Figure scripts:
----

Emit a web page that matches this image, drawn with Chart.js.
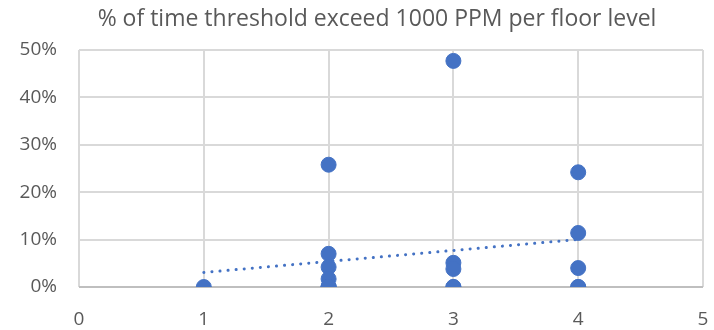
<!DOCTYPE html>
<html>
<head>
<meta charset="utf-8">
<script src="https://cdn.jsdelivr.net/npm/chart.js@4/dist/chart.umd.min.js"></script>
<style>
  body { margin: 0; background: #fff; }
  #wrap { width: 714px; height: 330px; }
</style>
</head>
<body>
<div id="wrap"><canvas id="myChart" width="714" height="330"></canvas></div>
<script>
// floor level and % of time above 1000 PPM (several points overlap at 0%)
const floors = [1, 2, 2, 2, 2, 2, 2, 2, 2, 3, 3, 3, 3, 3, 4, 4, 4, 4, 4];
const percents = [0, 25.8, 7.0, 4.2, 1.7, 0, 0, 0, 0, 47.7, 5.1, 3.8, 0, 0, 24.2, 11.4, 4.0, 0, 0];
const yTicks = [0, 10, 20, 30, 40, 50];
const xTicks = [0, 1, 2, 3, 4, 5];

let points = floors.map((f, i) => ({x: f, y: percents[i]}));

// linear trendline from the data (least squares)
let n = floors.length;
let mx = floors.reduce((a, b) => a + b, 0) / n;
let my = percents.reduce((a, b) => a + b, 0) / n;
let sxy = 0, sxx = 0;
for (let i = 0; i < n; i++) {
    sxy += (floors[i] - mx) * (percents[i] - my);
    sxx += (floors[i] - mx) * (floors[i] - mx);
}
let slope = sxy / sxx;
let intercept = my - slope * mx;
let xMin = Math.min(...floors), xMax = Math.max(...floors);
let trend = [{x: xMin, y: intercept + slope * xMin}, {x: xMax, y: intercept + slope * xMax}];

const textColor = "#595959";
const font = "'Open Sans', sans-serif";

// the title in the original sits a little right of the canvas centre
const shiftTitle = {
    id: "shiftTitle",
    afterLayout: function (chart) {
        if (chart.titleBlock) {
            chart.titleBlock.left = 40;
            chart.titleBlock.right = 714;
        }
    }
};

new Chart("myChart", {
    type: "scatter",
    data: {
        datasets: [{
            data: trend,
            type: "line",
            borderColor: "#4472C4",
            borderWidth: 3,
            borderDash: [0.1, 8],
            borderCapStyle: "round",
            pointRadius: 0,
            fill: false
        }, {
            data: points,
            backgroundColor: "#4472C4",
            borderColor: "#4472C4",
            pointRadius: 7.5,
            pointHoverRadius: 7.5
        }]
    },
    plugins: [shiftTitle],
    options: {
        responsive: false,
        animation: false,
        layout: {padding: {top: 0, right: 11, bottom: 0, left: 0}},
        plugins: {
            legend: {display: false},
            tooltip: {enabled: false},
            title: {
                display: true,
                text: "% of time threshold exceed 1000 PPM per floor level",
                color: textColor,
                font: {family: font, size: 23, weight: "normal"},
                padding: {top: 6, bottom: 16.4}
            }
        },
        scales: {
            x: {
                type: "linear",
                min: 0,
                max: 5,
                afterBuildTicks: axis => { axis.ticks = xTicks.map(v => ({value: v})); },
                afterFit: axis => {
                    axis.height = 43;
                    axis.paddingLeft = 0;
                    axis.paddingRight = 0;
                },
                grid: {color: "#d9d9d9", lineWidth: 2, drawTicks: false},
                border: {display: false},
                ticks: {color: textColor, font: {family: font, size: 19}, padding: 21}
            },
            y: {
                min: 0,
                max: 50,
                afterBuildTicks: axis => { axis.ticks = yTicks.map(v => ({value: v})); },
                afterFit: axis => { axis.width = 79; },
                grid: {
                    color: ctx => ctx.tick && ctx.tick.value === 0 ? "#bfbfbf" : "#d9d9d9",
                    lineWidth: 2,
                    drawTicks: false
                },
                border: {display: false},
                ticks: {
                    color: textColor,
                    font: {family: font, size: 19},
                    padding: 22,
                    callback: v => v + "%"
                }
            }
        }
    }
});
</script>
</body>
</html>
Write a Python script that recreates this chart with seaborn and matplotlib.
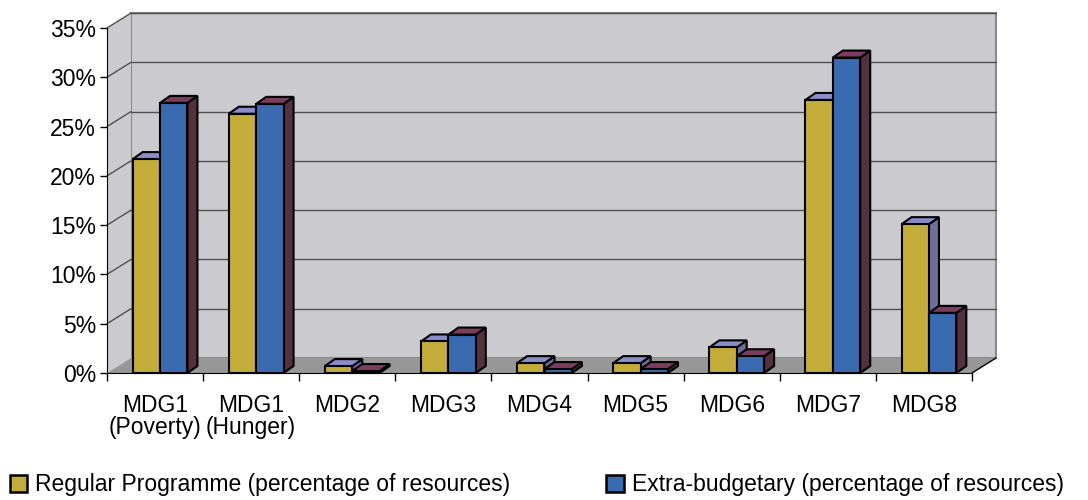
import numpy as np
import pandas as pd
import matplotlib
matplotlib.use('Agg')
import matplotlib.pyplot as plt
from matplotlib.patches import Polygon, Rectangle, Patch
from matplotlib.ticker import FuncFormatter
import seaborn as sns

# data (percent of resources)
categories = ['MDG1\n(Poverty)', 'MDG1\n(Hunger)', 'MDG2', 'MDG3', 'MDG4',
              'MDG5', 'MDG6', 'MDG7', 'MDG8']
regular = [21.7, 26.3, 0.7, 3.2, 1.0, 1.0, 2.6, 27.7, 15.1]
extra = [27.4, 27.3, 0.2, 3.9, 0.4, 0.4, 1.7, 32.0, 6.1]
series = ['Regular Programme (percentage of resources)',
          'Extra-budgetary (percentage of resources)']

df = pd.DataFrame({
    'cat': categories * 2,
    'value': regular + extra,
    'series': [series[0]] * len(categories) + [series[1]] * len(categories),
})

front = {series[0]: '#C4AC3A', series[1]: '#3A6BB0'}
top_col = {series[0]: '#8C8CCA', series[1]: '#7C3C5E'}
side_col = {series[0]: '#6E6E9A', series[1]: '#55303F'}

sns.set_style('white')
plt.rcParams['font.family'] = ['Liberation Sans', 'DejaVu Sans']
plt.rcParams['text.color'] = 'black'
plt.rcParams['xtick.color'] = 'black'
plt.rcParams['ytick.color'] = 'black'
fs = 16.5

fig = plt.figure(figsize=(10.88, 5.0), dpi=100)
ax = fig.add_axes([107 / 1088, 127 / 500, 865 / 1088, 345 / 500])
ax.set_facecolor('none')

sns.barplot(data=df, x='cat', y='value', hue='series', palette=front,
            width=0.57, edgecolor='black', linewidth=1.5, legend=False,
            saturation=1, ax=ax, zorder=3)

# remember which series each bar belongs to
bars = []
for s, cont in zip(series, ax.containers):
    for p in cont.patches:
        bars.append((p, s))

n = len(categories)
ax.set_xlim(-0.5, n - 0.5)
ax.set_ylim(0, 35)

# pixel -> data conversions for the 3-D look
px_x = n / 865.0
px_y = 35.0 / 345.0
wall_dx, wall_dy = 24 * px_x, 15 * px_y
bar_dx, bar_dy = 10 * px_x, 7 * px_y
shift = 5 * px_x

wall_c = '#CACACF'
floor_c = '#979797'
grid_c = '#505050'
x0, x1 = -0.5, n - 0.5

# back wall
ax.add_patch(Rectangle((x0 + wall_dx, wall_dy), x1 - x0, 35, facecolor=wall_c,
                       edgecolor='#8a8a8a', lw=1.5, zorder=0, clip_on=False))
# left wall
ax.add_patch(Polygon([(x0, 0), (x0, 35), (x0 + wall_dx, 35 + wall_dy),
                      (x0 + wall_dx, wall_dy)], closed=True, facecolor=wall_c,
                     edgecolor='none', zorder=0.5, clip_on=False))
# floor
ax.add_patch(Polygon([(x0, 0), (x1, 0), (x1 + wall_dx, wall_dy),
                      (x0 + wall_dx, wall_dy)], closed=True, facecolor=floor_c,
                     edgecolor='none', zorder=1, clip_on=False))
ax.plot([x1, x1 + wall_dx], [0, wall_dy], color='black', lw=1, zorder=1.5,
        clip_on=False)

# gridlines on the back and left walls
for v in np.arange(5, 36, 5):
    ax.plot([x0 + wall_dx, x1 + wall_dx], [v + wall_dy, v + wall_dy],
            color=grid_c, lw=1, zorder=0.8, clip_on=False)
    ax.plot([x0, x0 + wall_dx], [v, v + wall_dy], color=grid_c, lw=1,
            zorder=0.8, clip_on=False)

# 3-D faces of the bars, painted left to right
ordered = sorted(bars, key=lambda b: b[0].get_x())
for i, (p, s) in enumerate(ordered):
    p.set_x(p.get_x() + shift)
    bx, w, h = p.get_x(), p.get_width(), p.get_height()
    z = 3 + i * 0.01
    p.set_zorder(z + 0.005)
    p.set_clip_on(False)
    ax.add_patch(Polygon([(bx + w, 0), (bx + w, h), (bx + w + bar_dx, h + bar_dy),
                          (bx + w + bar_dx, bar_dy)], closed=True,
                         facecolor=side_col[s], edgecolor='black', lw=1.5,
                         zorder=z, clip_on=False))
    ax.add_patch(Polygon([(bx, h), (bx + w, h), (bx + w + bar_dx, h + bar_dy),
                          (bx + bar_dx, h + bar_dy)], closed=True,
                         facecolor=top_col[s], edgecolor='black', lw=1.5,
                         zorder=z, clip_on=False))

# axes styling
for sp in ['top', 'right']:
    ax.spines[sp].set_visible(False)
ax.spines['left'].set_color('black')
ax.spines['bottom'].set_color('black')
ax.spines['left'].set_zorder(2)
ax.spines['bottom'].set_zorder(2)
ax.grid(False)

ax.set_yticks(np.arange(0, 36, 5))
ax.yaxis.set_major_formatter(FuncFormatter(lambda v, _: f'{v:.0f}%'))
ax.tick_params(axis='y', direction='out', length=5, width=1, left=True,
               labelsize=fs, pad=3, colors='black')
ax.set_xticks(np.arange(n))
ax.set_xticklabels(categories)
ax.set_xticks(np.arange(-0.5, n, 1), minor=True)
ax.tick_params(axis='x', which='major', length=0, labelsize=fs, pad=15,
               colors='black')
ax.tick_params(axis='x', which='minor', direction='out', length=6, width=1,
               bottom=True)
for lbl in ax.get_xticklabels():
    lbl.set_linespacing(0.95)
ax.set_xlabel('')
ax.set_ylabel('')

handles = [Patch(facecolor=front[s], edgecolor='black', lw=1.8) for s in series]
fig.legend(handles, series, loc='lower left', bbox_to_anchor=(-0.01, -0.034),
           ncol=2, frameon=False, fontsize=fs, handlelength=0.75,
           handleheight=0.75, handletextpad=0.35, columnspacing=4.2)

fig.savefig('out.png', dpi=100, facecolor='white')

----

#### Direction
Copy exactly the stretch of lines that starts at the line holding "Write a Python" and ends at the line holding "import seaborn as sns". Drop the pictures.

#### Response to this task
Write a Python script that recreates this chart with seaborn and matplotlib.
import numpy as np
import pandas as pd
import matplotlib
matplotlib.use('Agg')
import matplotlib.pyplot as plt
from matplotlib.patches import Polygon, Rectangle, Patch
from matplotlib.ticker import FuncFormatter
import seaborn as sns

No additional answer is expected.